6.6. Nu de hoeveelheid ingenomen en weggelekt water niet in geschil, leidt het vorenoverwogene tot de conclusie dat de aanslag op [(6.069 -/- 3.310) x 0,023 =] 63,46 vervuilingseenheden moet worden vastgesteld.
7. PROCESKOSTEN
7.1. Nu belanghebbende omtrent kosten niets heeft gesteld en daarvan ook niet is gebleken laat het Hof een veroordeling op de voet van artikel 8:75 van de Algemene wet bestuursrecht achterwege.
8. BESLISSING
Het Hof:
- verklaart het beroep gegrond;
- vernietigt de bestreden uitspraak;
- vermindert de aanslag tot een berekend naar een vervuilingswaarde van 63,46 vervuilingseenheden;
- gelast het Hoogheemraadschap Amstel, Gooi en Vecht het griffierecht ad € 204,20 aan belanghebbende te vergoeden.
De uitspraak is vastgesteld op 14 november 2002 door mr. Goes, in tegenwoordigheid van drs. Tan als griffier. De beslissing is op die datum ter openbare zitting uitgesproken.
Het Hof heeft geen bezwaar tegen afgifte door de griffier van een afschrift van deze uitspraak in geanonimiseerde vorm.
Tegen deze uitspraak kan binnen zes weken na de verzenddatum van deze uitspraak beroep in cassatie worden ingesteld bij de Hoge Raad der Nederlanden. Daarbij moet het volgende in acht worden genomen:
1 Het instellen van beroep in cassatie geschiedt door het indienen een beroepschrift bij dit gerechtshof (zie voor het adres de begeleidende brief).
2 Bij het beroepschrift wordt een afschrift van de bestreden uitspraak overgelegd.
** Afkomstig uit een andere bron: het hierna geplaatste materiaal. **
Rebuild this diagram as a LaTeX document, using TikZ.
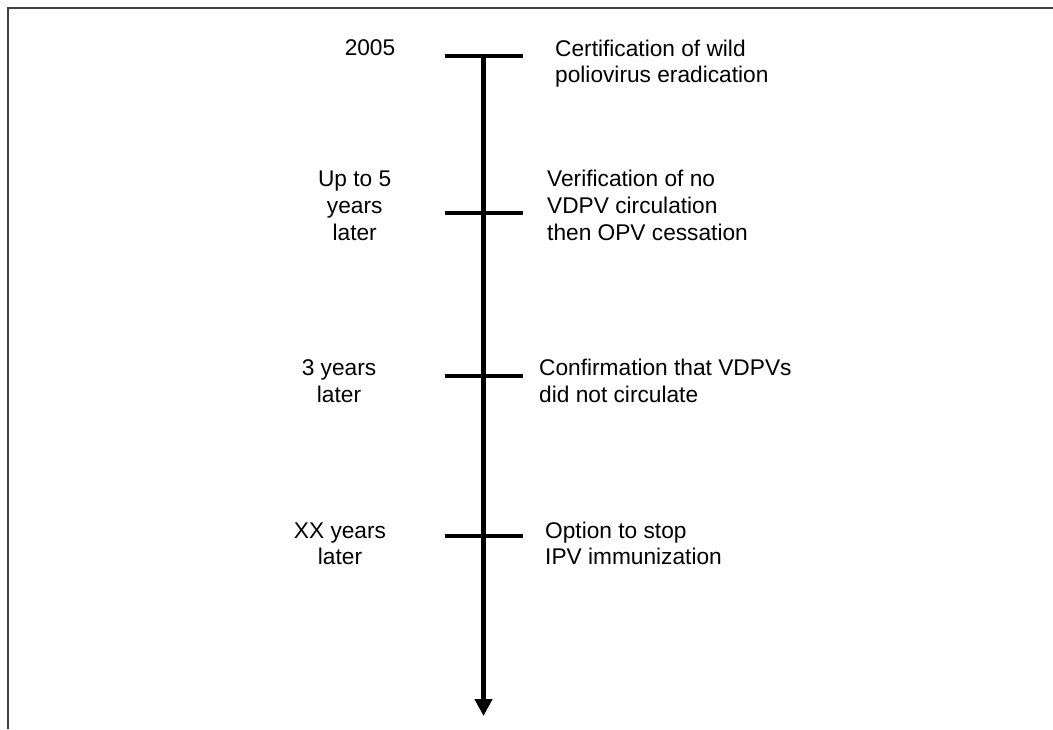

3 Het beroepschrift wordt ondertekend en bevat ten minste:
a. de naam en het adres van de indiener;
b. de dagtekening;
c. een omschrijving van de uitspraak waartegen het beroep in cassatie is gericht;
d. de gronden van het beroep in cassatie.
Voor het instellen van beroep is een griffierecht verschuldigd. Na het instellen van beroep in cassatie ontvangt U een nota griffierecht van de griffier van de Hoge Raad.
In het cassatieberoepschrift kan de Hoge Raad verzocht worden om de wederpartij te veroordelen in de proceskosten.